Traditions

For Wilshire Baptist Church

LeAnn and I took a little road trip recently, and we may have stumbled upon a new tradition for us: a fall trip to a national park. You see, last October we did it big and went to Yosemite, and this year we decided to keep it small and stay closer to home. Only after we settled on Hot Springs, Ark., did we realize, “Hey, we’re going to a national park again. Cool!”

Time will tell if that was just a nice coincidence or if it becomes a tradition, because traditions are slippery things. When you’re in the middle of a tradition it feels like it’s been around forever, but that’s never actually the case. Traditions come and go, and they’re always changing.

Early in our marriage, LeAnn and I talked about what might become traditions for us, but we decided that traditions can’t be planned. They’re best when they come naturally by repeating something that is enjoyable or satisfying and then looking back one day and realizing it has become a tradition.

You can usually tell when a tradition is being forced because it will be described as “a new tradition” or the “first annual” whatever it is. For the record, there’s no such thing as a “first annual” something. You do something once and if it goes well, you do it again, and then it becomes the “second annual,” and if you keep doing it, then maybe it becomes a tradition.

But even then, traditions don’t last forever and they certainly don’t stay the same. Wilshire’s annual Thanksgiving dinner was held at noon this year rather than in the evening, which had been the tradition for a good number of years. From what I’ve heard it worked out great, so noon may be the new tradition—or it may change again.

We weren’t there because we broke our own Wilshire tradition and attended the annual Thanksgiving dinner at South Garland Baptist Church where LeAnn and her parents were charter members. After the meal, there was a wonderful time of sharing as members told stories from their 47-year history as a church. But often a story would begin with the words, “Remember when we used to have,” and they’d describe an event or practice that had gone away.

I had a troubling convergence of traditions in October when three fell on one day: a decades-old annual family reunion, a 108th annual college homecoming celebration, and a 40th high school reunion. I couldn’t do all three and so I chose part of one. It’s a good sign of the strength of a tradition that it doesn’t depend on the attendance of one particular person. I can report that the family and high school reunions went fine without me.

We’re entering a season where the calendar is full of traditions in the name of Thanksgiving, Christmas and New Year’s. Some are longstanding and some are fresh. Some will go on for years and some will evolve, be replaced or will end. It can be a wonderful time but also a stressful time if we work too hard to uphold a tradition that may have seen its day or is simply impossible to maintain.
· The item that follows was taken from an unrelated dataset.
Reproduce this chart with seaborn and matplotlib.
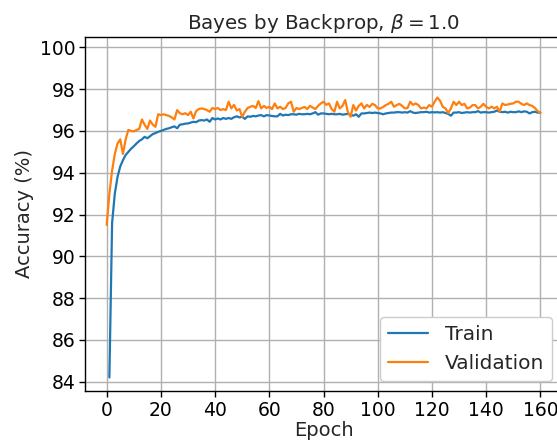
import numpy as np
import pandas as pd
import matplotlib
matplotlib.use("Agg")
import matplotlib.pyplot as plt
import seaborn as sns

# Validation accuracy (%) per epoch, epochs 0..160
val_acc = [
    91.5, 93.0, 94.1, 94.9, 95.4, 95.6, 94.9, 95.6, 96.05, 96.0,
    95.98, 96.05, 96.1, 96.55, 96.3, 96.1, 96.5, 96.3, 96.2, 96.8,
    96.76, 96.8, 96.76, 96.72, 96.65, 96.55, 97.0, 96.85, 96.8, 96.85,
    96.76, 96.92, 96.6, 96.95, 97.05, 97.08, 97.05, 97.0, 96.92, 97.1,
    97.05, 97.1, 97.0, 97.05, 97.0, 97.4, 97.08, 97.25, 96.98, 97.05,
    96.68, 96.92, 97.1, 97.16, 97.2, 97.1, 97.43, 97.08, 97.2, 97.1,
    97.16, 97.05, 97.32, 97.08, 97.16, 97.05, 97.1, 97.32, 97.4, 96.92,
    97.1, 97.05, 97.1, 97.15, 97.05, 97.2, 97.12, 97.05, 97.2, 97.32,
    97.4, 97.25, 97.32, 97.05, 96.92, 97.4, 97.08, 97.2, 97.48, 96.9,
    96.68, 97.24, 96.98, 97.2, 97.32, 97.08, 97.25, 97.15, 97.3, 97.24,
    97.08, 97.08, 97.15, 97.24, 97.3, 97.4, 97.16, 97.24, 97.3, 97.2,
    97.08, 97.1, 97.4, 97.25, 97.32, 97.24, 97.08, 97.12, 97.08, 97.24,
    97.16, 97.4, 97.6, 97.45, 97.16, 97.08, 96.86, 97.08, 97.4, 97.24,
    97.4, 97.24, 97.3, 97.08, 97.12, 97.24, 97.24, 97.08, 97.16, 97.3,
    97.16, 97.08, 97.16, 97.08, 97.16, 96.92, 97.32, 97.24, 97.27, 97.3,
    97.32, 97.4, 97.4, 97.3, 97.24, 97.32, 97.24, 97.2, 97.1, 96.95,
    96.86,
]

# Training accuracy (%) per epoch, epochs 1..160
train_acc = [
    84.2, 91.6, 93.0, 93.8, 94.3, 94.6, 94.85, 95.0, 95.15, 95.27,
    95.4, 95.52, 95.6, 95.72, 95.65, 95.75, 95.85, 95.9, 95.96, 96.0,
    96.05, 96.1, 96.13, 96.18, 96.22, 96.13, 96.3, 96.32, 96.35, 96.36,
    96.4, 96.44, 96.42, 96.5, 96.52, 96.5, 96.55, 96.44, 96.62, 96.55,
    96.6, 96.55, 96.62, 96.58, 96.62, 96.58, 96.66, 96.7, 96.65, 96.68,
    96.58, 96.7, 96.68, 96.72, 96.7, 96.74, 96.76, 96.7, 96.76, 96.74,
    96.72, 96.7, 96.7, 96.82, 96.74, 96.78, 96.76, 96.8, 96.8, 96.78,
    96.82, 96.8, 96.8, 96.82, 96.8, 96.84, 96.9, 96.78, 96.84, 96.84,
    96.82, 96.8, 96.82, 96.8, 96.8, 96.82, 96.78, 96.8, 96.82, 96.78,
    96.73, 96.8, 96.68, 96.84, 96.84, 96.86, 96.88, 96.86, 96.88, 96.86,
    96.84, 96.8, 96.84, 96.86, 96.88, 96.88, 96.9, 96.9, 96.88, 96.9,
    96.88, 96.95, 96.88, 96.86, 96.88, 96.9, 96.9, 96.92, 96.88, 96.9,
    96.89, 96.9, 96.88, 96.9, 96.86, 96.82, 96.73, 96.88, 96.88, 96.9,
    96.86, 96.88, 96.9, 96.88, 96.9, 96.9, 96.95, 96.88, 96.9, 96.9,
    96.88, 96.9, 96.92, 96.98, 96.92, 96.9, 96.92, 96.88, 96.92, 96.9,
    96.9, 96.94, 96.9, 96.94, 96.92, 96.84, 96.9, 96.92, 96.88, 96.88,
]

val_epochs = list(range(0, len(val_acc)))
train_epochs = list(range(1, len(train_acc) + 1))

x_ticks = [0, 20, 40, 60, 80, 100, 120, 140, 160]
y_ticks = [84, 86, 88, 90, 92, 94, 96, 98, 100]

train_df = pd.DataFrame({"Epoch": train_epochs, "Accuracy": train_acc})
val_df = pd.DataFrame({"Epoch": val_epochs, "Accuracy": val_acc})

sns.set_style("ticks")
plt.rcParams["font.family"] = ["DejaVu Sans"]
plt.rcParams["mathtext.fontset"] = "dejavusans"

fig = plt.figure(figsize=(5.57, 4.43), dpi=100)
ax = fig.add_axes([0.1526, 0.1174, 0.8564, 0.7991])

sns.lineplot(data=train_df, x="Epoch", y="Accuracy", ax=ax,
             color="#1f77b4", linewidth=1.6, label="Train")
sns.lineplot(data=val_df, x="Epoch", y="Accuracy", ax=ax,
             color="#ff7f0e", linewidth=1.6, label="Validation")

ax.set_xlim(-8, 168)
ax.set_ylim(83.55, 100.5)
ax.set_xticks(x_ticks)
ax.set_yticks(y_ticks)
ax.tick_params(labelsize=13.5, length=4, width=1, pad=3, colors="black")
ax.grid(True, color="#b0b0b0", linewidth=1.0)
ax.set_axisbelow(True)
for s in ax.spines.values():
    s.set_linewidth(1.0)
    s.set_color("black")

ax.set_xlabel("Epoch", fontsize=14, labelpad=1)
ax.set_ylabel("Accuracy (%)", fontsize=14)
ax.set_title(r"Bayes by Backprop, $\beta = 1.0$", fontsize=14.3)

leg = ax.legend(loc="lower right", fontsize=14.5, frameon=True, fancybox=True,
                edgecolor="#cccccc", framealpha=1.0)

fig.savefig("out.png", dpi=100)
Years ago, when my sister died, my parents struggled with what to do that first Christmas without her. I recall hearing talk about a trip away from home, but in the end, they made the hard but good decision to stay home and just do it like we’d always done it.

For my first Christmas in my first marriage, we tried to keep our family traditions intact by spending Christmas Eve with her family and Christmas Day with mine. It was a bold effort, but the 300 miles between the two homes made it too difficult to repeat. We tried the alternating Christmas and Thanksgiving dance, but that didn’t always work with siblings getting married and having families of their own. Eventually our tradition would be that we’d just try to see everyone sometime between Thanksgiving and New Year’s.

In my new life with LeAnn we’ve enjoyed the close proximity of parents that has allowed us all to gather in one place for Thanksgiving and Christmas meals. This year we’ll be missing LeAnn’s father at the table. The tradition has changed but it will go on in a new way.

It’s easy to get swept up by a tradition and make it the object of the season when it is actually just a way to package the season. A big Thanksgiving spread with all the right people at the table is not Thanksgiving; it is a way we give thanks. A tree decorated just right and a perfectly choreographed gift exchange is not Christmas; those are just ways we celebrate the birth of Christ. There are other ways to give thanks, other ways to worship the Christ child.

The best holiday tradition may be a personal one that we can practice within ourselves: to have a spirit that embraces new experiences and a heart that welcomes new people to our tables.